» INSTRUCTIONS FOR THE TASK
Nothing but the lines from the line with "Generate a web" to the line with "Serif', 'Times New", both included, is to be repeated, and those exactly. Leave out the pictures.

» DATA ENTRIES
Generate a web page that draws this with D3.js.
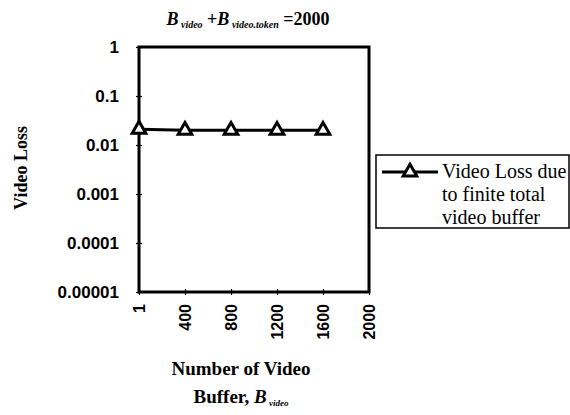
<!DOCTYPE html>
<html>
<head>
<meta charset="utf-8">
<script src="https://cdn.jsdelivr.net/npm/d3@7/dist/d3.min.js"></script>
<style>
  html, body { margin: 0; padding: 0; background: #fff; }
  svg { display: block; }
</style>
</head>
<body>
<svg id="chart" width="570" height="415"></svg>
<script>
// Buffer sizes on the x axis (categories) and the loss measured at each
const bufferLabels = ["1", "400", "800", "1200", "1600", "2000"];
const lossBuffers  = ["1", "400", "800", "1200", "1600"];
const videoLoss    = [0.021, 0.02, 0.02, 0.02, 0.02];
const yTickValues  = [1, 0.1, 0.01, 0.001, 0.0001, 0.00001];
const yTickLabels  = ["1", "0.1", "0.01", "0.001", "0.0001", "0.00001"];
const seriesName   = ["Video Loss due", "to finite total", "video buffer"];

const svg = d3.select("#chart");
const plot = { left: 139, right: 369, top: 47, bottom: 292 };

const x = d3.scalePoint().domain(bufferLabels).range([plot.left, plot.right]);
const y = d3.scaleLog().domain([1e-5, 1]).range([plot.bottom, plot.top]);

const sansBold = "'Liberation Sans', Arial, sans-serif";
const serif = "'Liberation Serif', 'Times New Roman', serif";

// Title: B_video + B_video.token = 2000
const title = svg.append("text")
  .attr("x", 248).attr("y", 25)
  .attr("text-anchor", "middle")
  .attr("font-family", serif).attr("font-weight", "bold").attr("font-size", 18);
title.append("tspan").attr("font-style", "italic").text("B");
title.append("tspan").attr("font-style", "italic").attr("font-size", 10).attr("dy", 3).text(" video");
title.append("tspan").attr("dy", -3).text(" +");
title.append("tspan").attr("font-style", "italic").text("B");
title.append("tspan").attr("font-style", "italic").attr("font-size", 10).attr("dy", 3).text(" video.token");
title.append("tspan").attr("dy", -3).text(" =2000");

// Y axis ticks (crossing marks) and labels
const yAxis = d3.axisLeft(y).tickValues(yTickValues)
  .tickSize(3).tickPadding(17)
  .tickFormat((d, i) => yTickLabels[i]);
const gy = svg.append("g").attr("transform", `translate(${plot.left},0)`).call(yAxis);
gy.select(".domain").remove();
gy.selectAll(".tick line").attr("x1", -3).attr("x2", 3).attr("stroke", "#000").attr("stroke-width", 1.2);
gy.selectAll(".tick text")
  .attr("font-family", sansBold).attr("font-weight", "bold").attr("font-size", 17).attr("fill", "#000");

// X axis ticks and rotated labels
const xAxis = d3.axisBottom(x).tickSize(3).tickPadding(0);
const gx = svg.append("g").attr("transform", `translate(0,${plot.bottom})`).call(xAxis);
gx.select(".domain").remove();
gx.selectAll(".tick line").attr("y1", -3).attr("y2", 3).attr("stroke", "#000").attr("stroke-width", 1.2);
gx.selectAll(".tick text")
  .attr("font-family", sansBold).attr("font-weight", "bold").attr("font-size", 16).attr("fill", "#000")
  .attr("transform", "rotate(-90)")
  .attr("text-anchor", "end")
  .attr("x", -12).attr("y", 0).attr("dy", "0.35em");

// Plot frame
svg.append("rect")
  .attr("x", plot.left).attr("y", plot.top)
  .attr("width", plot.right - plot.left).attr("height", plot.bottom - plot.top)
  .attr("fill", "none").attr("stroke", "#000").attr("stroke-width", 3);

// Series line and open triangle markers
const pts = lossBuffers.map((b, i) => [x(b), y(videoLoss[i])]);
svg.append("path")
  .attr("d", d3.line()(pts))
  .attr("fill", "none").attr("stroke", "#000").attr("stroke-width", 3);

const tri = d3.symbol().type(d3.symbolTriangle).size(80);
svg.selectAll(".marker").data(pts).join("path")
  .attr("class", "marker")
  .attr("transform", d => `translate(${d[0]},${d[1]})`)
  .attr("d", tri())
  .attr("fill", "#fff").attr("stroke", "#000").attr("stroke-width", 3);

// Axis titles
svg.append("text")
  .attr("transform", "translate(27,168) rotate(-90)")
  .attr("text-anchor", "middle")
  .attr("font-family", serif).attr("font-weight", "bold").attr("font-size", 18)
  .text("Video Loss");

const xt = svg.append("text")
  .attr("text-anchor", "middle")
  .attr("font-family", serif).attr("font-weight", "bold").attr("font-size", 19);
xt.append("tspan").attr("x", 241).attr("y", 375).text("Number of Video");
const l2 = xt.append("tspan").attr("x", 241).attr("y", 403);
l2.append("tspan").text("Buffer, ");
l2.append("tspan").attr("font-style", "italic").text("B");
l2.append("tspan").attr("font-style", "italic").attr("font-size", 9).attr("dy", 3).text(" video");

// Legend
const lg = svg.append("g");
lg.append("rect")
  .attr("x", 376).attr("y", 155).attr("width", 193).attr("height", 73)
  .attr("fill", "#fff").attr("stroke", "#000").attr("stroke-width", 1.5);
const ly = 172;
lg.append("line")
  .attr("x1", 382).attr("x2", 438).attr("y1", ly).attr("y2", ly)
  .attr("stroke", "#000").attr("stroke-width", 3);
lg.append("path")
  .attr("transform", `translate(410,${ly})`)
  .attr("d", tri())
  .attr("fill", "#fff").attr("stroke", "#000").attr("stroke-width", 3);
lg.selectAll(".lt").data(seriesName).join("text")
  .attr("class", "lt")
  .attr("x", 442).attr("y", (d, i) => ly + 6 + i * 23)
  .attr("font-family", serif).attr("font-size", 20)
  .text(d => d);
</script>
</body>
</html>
...
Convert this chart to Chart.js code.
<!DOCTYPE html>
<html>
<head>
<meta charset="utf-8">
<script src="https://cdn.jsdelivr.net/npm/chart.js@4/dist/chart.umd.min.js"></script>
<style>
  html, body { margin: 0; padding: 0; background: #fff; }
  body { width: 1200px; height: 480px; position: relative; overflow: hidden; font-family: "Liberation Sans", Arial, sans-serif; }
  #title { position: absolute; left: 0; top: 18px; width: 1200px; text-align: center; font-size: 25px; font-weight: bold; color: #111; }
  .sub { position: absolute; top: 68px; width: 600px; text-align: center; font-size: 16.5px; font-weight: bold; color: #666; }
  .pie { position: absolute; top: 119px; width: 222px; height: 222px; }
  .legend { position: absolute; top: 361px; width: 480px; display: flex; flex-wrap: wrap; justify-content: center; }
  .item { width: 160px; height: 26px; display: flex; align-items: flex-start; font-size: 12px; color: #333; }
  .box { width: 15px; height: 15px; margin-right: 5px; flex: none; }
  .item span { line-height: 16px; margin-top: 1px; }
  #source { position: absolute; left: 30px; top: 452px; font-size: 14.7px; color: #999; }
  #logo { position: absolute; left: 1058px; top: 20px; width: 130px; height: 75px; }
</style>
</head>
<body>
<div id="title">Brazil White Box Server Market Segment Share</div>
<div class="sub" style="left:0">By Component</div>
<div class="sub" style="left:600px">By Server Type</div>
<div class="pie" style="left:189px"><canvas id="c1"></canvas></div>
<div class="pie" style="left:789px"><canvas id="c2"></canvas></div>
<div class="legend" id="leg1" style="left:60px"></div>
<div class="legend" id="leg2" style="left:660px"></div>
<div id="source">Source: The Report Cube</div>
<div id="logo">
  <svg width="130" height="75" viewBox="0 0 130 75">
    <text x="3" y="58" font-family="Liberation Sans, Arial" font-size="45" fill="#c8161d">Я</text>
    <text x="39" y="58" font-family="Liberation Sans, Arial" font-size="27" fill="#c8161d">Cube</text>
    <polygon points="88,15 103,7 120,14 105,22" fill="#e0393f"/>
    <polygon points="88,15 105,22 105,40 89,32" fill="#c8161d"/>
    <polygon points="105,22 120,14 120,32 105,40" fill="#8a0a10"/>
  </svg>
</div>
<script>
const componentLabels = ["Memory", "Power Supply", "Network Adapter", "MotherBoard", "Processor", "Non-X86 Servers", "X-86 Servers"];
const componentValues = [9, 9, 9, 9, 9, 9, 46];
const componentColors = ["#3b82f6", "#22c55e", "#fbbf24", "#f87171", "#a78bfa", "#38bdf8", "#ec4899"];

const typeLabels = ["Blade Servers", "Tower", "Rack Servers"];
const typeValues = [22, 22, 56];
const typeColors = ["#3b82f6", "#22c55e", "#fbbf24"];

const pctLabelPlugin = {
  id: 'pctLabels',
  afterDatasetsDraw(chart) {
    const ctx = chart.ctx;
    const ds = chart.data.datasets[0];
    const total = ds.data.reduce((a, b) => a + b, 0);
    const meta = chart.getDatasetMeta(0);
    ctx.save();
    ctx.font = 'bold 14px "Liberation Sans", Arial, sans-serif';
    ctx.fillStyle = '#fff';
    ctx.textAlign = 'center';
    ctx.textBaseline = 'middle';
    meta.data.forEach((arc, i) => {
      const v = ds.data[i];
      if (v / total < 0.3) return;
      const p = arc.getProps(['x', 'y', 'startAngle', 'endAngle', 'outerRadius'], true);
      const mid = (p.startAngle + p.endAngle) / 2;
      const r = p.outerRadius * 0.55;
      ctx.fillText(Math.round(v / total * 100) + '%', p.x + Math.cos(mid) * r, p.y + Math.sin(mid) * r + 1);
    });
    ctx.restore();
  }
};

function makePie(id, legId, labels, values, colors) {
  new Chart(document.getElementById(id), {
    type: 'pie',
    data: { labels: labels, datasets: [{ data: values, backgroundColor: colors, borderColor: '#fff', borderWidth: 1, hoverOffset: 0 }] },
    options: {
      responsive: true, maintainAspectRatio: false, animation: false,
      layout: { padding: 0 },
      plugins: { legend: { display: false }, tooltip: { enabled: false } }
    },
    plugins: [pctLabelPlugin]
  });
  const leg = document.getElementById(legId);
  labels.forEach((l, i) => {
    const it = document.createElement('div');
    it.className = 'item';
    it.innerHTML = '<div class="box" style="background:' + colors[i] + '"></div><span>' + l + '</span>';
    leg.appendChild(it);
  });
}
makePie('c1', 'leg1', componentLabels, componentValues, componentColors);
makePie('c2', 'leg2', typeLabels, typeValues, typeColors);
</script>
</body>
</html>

» THE RESPONSE
Generate a web page that draws this with D3.js.
<!DOCTYPE html>
<html>
<head>
<meta charset="utf-8">
<script src="https://cdn.jsdelivr.net/npm/d3@7/dist/d3.min.js"></script>
<style>
  html, body { margin: 0; padding: 0; background: #fff; }
  svg { display: block; }
</style>
</head>
<body>
<svg id="chart" width="570" height="415"></svg>
<script>
// Buffer sizes on the x axis (categories) and the loss measured at each
const bufferLabels = ["1", "400", "800", "1200", "1600", "2000"];
const lossBuffers  = ["1", "400", "800", "1200", "1600"];
const videoLoss    = [0.021, 0.02, 0.02, 0.02, 0.02];
const yTickValues  = [1, 0.1, 0.01, 0.001, 0.0001, 0.00001];
const yTickLabels  = ["1", "0.1", "0.01", "0.001", "0.0001", "0.00001"];
const seriesName   = ["Video Loss due", "to finite total", "video buffer"];

const svg = d3.select("#chart");
const plot = { left: 139, right: 369, top: 47, bottom: 292 };

const x = d3.scalePoint().domain(bufferLabels).range([plot.left, plot.right]);
const y = d3.scaleLog().domain([1e-5, 1]).range([plot.bottom, plot.top]);

const sansBold = "'Liberation Sans', Arial, sans-serif";
const serif = "'Liberation Serif', 'Times New Roman', serif";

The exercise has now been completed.